15th Affair (Women's Murder Club #15)

Joe had taken all of his electronic devices with him before he disappeared—hadn’t he? I’d gone through our bedroom and also Joe’s office. But I hadn’t gone through Julie’s room.

I got out of bed and went to the nursery next door. Martha trotted behind me. I whispered to her to sit, and then I turned on the Finding Nemo lamp on the white-painted dresser. The light from the lamp was pale and yellow, but I could see the whole room. I peeked in on Julie and she was breathing softly. So I began opening her drawers.

I took out folded onesies from the top drawer, baby blankets from the second, diapers from the bottom, and when I didn’t find anything of interest, I put it all back and stepped over to her closet.

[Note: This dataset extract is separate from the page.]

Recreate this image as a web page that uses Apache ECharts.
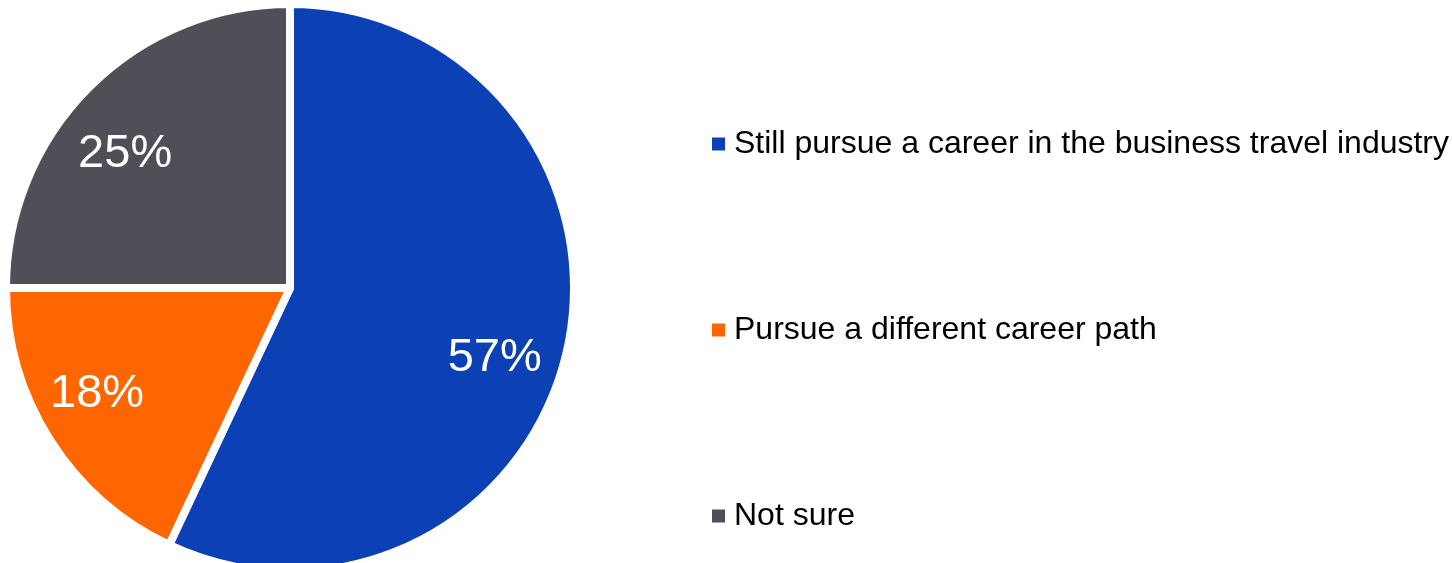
<!DOCTYPE html>
<html>
<head>
<meta charset="utf-8">
<script src="https://cdn.jsdelivr.net/npm/echarts@6/dist/echarts.min.js"></script>
<style>
  html, body { margin: 0; padding: 0; background: #ffffff; }
  #chart { width: 1452px; height: 563px; }
</style>
</head>
<body>
<div id="chart"></div>
<script>
// Survey answers and their shares (percent)
const categories = [
  'Still pursue a career in the business travel industry',
  'Pursue a different career path',
  'Not sure'
];
const shares = [57, 18, 25];
const colors = ['#0B41B4', '#FF6600', '#4F4F57'];
// small nudges for the percentage labels inside each slice
const labelNudges = [[-9, 22], [-8, -11], [-10, 21]];

const sliceData = categories.map((name, i) => ({
  name: name,
  value: shares[i],
  itemStyle: { color: colors[i] }
}));

const chart = echarts.init(document.getElementById('chart'), null, { renderer: 'canvas' });

chart.setOption({
  animation: false,
  backgroundColor: '#ffffff',
  legend: {
    orient: 'vertical',
    left: 710,
    top: 126,
    padding: 0,
    itemWidth: 15,
    itemHeight: 15,
    itemGap: 150,
    icon: 'rect',
    selectedMode: false,
    data: categories,
    textStyle: {
      fontFamily: 'Liberation Sans, Arial, sans-serif',
      fontSize: 32,
      lineHeight: 36,
      color: '#000000',
      padding: [0, 0, 0, 3]
    }
  },
  series: [
    {
      // the pie itself
      type: 'pie',
      center: [290, 288],
      radius: [0, 284],
      startAngle: 90,
      clockwise: true,
      silent: true,
      label: { show: false },
      labelLine: { show: false },
      itemStyle: { borderColor: '#ffffff', borderWidth: 8 },
      data: sliceData
    },
    {
      // transparent ring that carries the percentage labels further out
      type: 'pie',
      center: [290, 288],
      radius: [148, 284],
      startAngle: 90,
      clockwise: true,
      silent: true,
      legendHoverLink: false,
      label: {
        show: true,
        position: 'inside',
        formatter: '{c}%',
        color: '#ffffff',
        fontFamily: 'Liberation Sans, Arial, sans-serif',
        fontSize: 47
      },
      labelLine: { show: false },
      itemStyle: { color: 'rgba(0,0,0,0)', borderWidth: 0 },
      data: categories.map((name, i) => ({
        name: name,
        value: shares[i],
        label: { offset: labelNudges[i] }
      }))
    }
  ]
});
</script>
</body>
</html>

I pulled the chain on the closet lightbulb and took stock. Julie had very few clothes needing hangers, but Joe and I both had stored excess clothes here. I grabbed up armloads of coats and ski outfits we never wore, putting them on the floor. Then I took boxes of shoes off the shelf.

Once I had the boxes on the floor, I flipped the lids on the dress shoes, both mine and Joe’s. And then my heart froze solid. On top of the shoes Joe had worn when we got married was a tablet. I’d never seen it before. The charger was in the box with the shoes.





CHAPTER 61


MARTHA LICKED MY face as I plugged in the charger and turned on the tablet. I pushed her away and stared at the box that was requesting a password.

I had no idea what Joe’s password would be. And then the image of a number jumped into my mind. It was the haziest kind of memory because I hadn’t thought about it when I saw it. Now I wasn’t sure if I’d seen it at all. I bolted to Joe’s office and opened the center drawer. I had put all of the contents back after I had tossed it, failing to find clues or evidence of Joe’s whereabouts.

Now I pulled the drawer all the way out. I dumped the take-out menus and pens and paper clips onto the rug, then took the drawer over to the desk lamp and looked at where the bottom met the sides of the drawer.

Something was written in pencil close to the seam, a long line of numbers and letters that added up to nothing.

Like the best kind of password.

I brought the empty drawer to the tablet on the floor of Julie’s room and typed the alphanumeric into the password box on Joe’s page. I got blocked several times. There were eighteen characters in this chain, and I blew it a few times.

The third time, I was slow and deliberate, and I was sure I’d typed in the eighteen characters perfectly.

And still the password was rejected.

I typed in a few obvious combinations of birthdays and names, but no luck. Joe was a spy. Triple threat. CIA, FBI, Homeland Security. He wasn’t using a password he’d written in his pencil drawer. He wasn’t going to use password1234, either. He wouldn’t use his daughter’s name to guard his secrets. Right?

Just for laughs, I typed in JulieAnne, and bam. I was in. Imagine that. Folders populated the little desktop.

It was immediately clear to me that this storage account was for Joe’s personal stuff. The Brooks Findlay file wasn’t there, for instance, nor any of Joe’s freelance clients. I found a file for football scores, and clips from blogs he followed. I found nothing marked top secret. And his contact list didn’t include Alison Muller’s info.

Before giving up, I clicked on the calendar icon, and when it opened, I flashed over the entries for the many empty days and months when Joe had worked from home.

The notes were brief and straightforward, but there were a couple of cryptic entries at the end of March. Joe had taken a trip back east to see his mother, who’d just had surgery to put in a pacemaker. He’d made notes of his flight reservations on this, his personal calendar.

But what I was reading showed me that Joe hadn’t made a round trip from SFO to New York’s JFK. He had booked connecting flights from SFO through JFK to Brandenburg, an airport in Berlin. And he’d noted the confirmation numbers for two seat assignments.

One for J. A. Molinari. And the second for a fellow traveler, Sonja Dietrich.

Joe had gone to Berlin with Alison Muller.

Who was he? I didn’t know my husband at all.





CHAPTER 62


JOAN RONAN MACLEAN was an attractive twenty-five-year-old bartender from Palo Alto who’d come to San Francisco on her own dime to see Conklin and me. She made himself comfortable in the visitor’s chair next to our desks, flipped her sandy-colored hair out of her eyes, and said Michael Chan frequented the Howling Wolf and had been at the bar a couple of nights before he was killed.

According to MacLean, “Chan was drinking alone, and he had more than his usual two beers.”

“How did he seem to you?” Conklin asked.

“Pensive. The bar was kinda empty and he wanted to talk. I speak a little Chinese because I had a Chinese nanny, so we’re kinda friends. But I was completely unprepared for this.”

“Please go on,” Conklin said.

“Yeah, yeah. He told me he was in love with a woman, not his wife, and that they were going to run away to Canada together.”